Had he lived, Delaney last Sunday would have celebrated his 25th birthday while playing against the Broncos. But on June 29, 1983 he died, a gentleman and a hero, in Monroe, at Chenault Park, around two in the afternoon.

There was a huge hole there, carved out of the earth some time ago. The hole had filled with water, and three boys waded in. They didn't know it, but a short way out the bottom dropped off precipitously, and suddenly the boys were in over their heads and thrashing and screaming. There were all sorts of people around, but only Joe dashed to the pond. There was a little boy there. "Can you swim?" he asked Joe.

"I can't swim good," Joe said, "but I've got to save those kids. If I don't come up, get somebody." And he rushed into the water.
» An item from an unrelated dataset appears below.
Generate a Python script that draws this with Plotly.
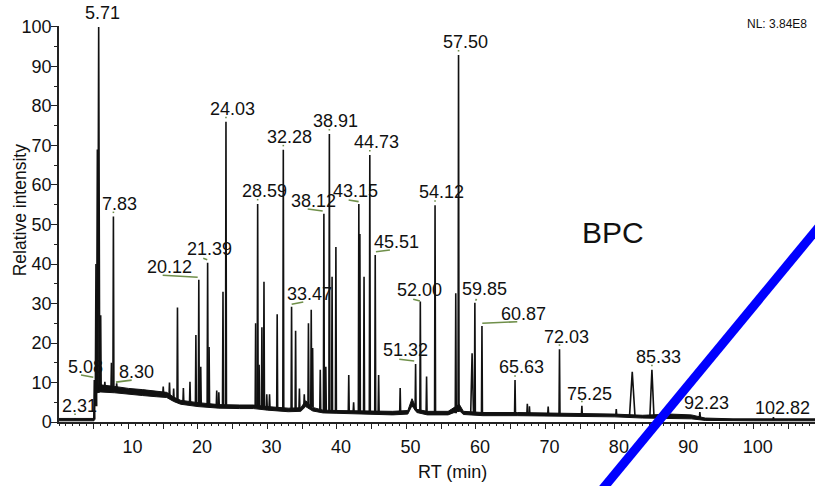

One boy fought his way back to the shallow part. The other two didn't. Neither did Joe Delaney, 24. He was hauled out a few minutes later, dead. He gave his own life trying to save three others.

God rest his soul.

Shortly thereafter, back in Haughton, JoAnn Delaney woke up from a nap. She'd had a terrible pain come over her, so she had lain down; but now, miraculously, she felt whole again. Later she found out the pain had come as Joe had approached Chenault Park in his baby blue Cougar and had departed when he'd died.

JoAnn was Joe's twin.

When they were born in Henderson, Texas on Oct. 30, 1958, JoAnn's birth was uneventful, but Joe turned blue and almost died. He had some kind of bubble over his face, his mother, Eunice, says, which made it hard for him to start breathing. The midwife was familiar with this problem. She called it a "veil," and when the crisis had passed and the baby had filled his lungs with air, she told Eunice, "Any child born with the veil will die of drowning."

Lucille, one of Joe's five sisters—he had two brothers—says, "We were mighty glad when he learned to swim." But he was never more than a rudimentary swimmer; he was scared of water any deeper than his waist. It was amazing that he would rush in after those boys.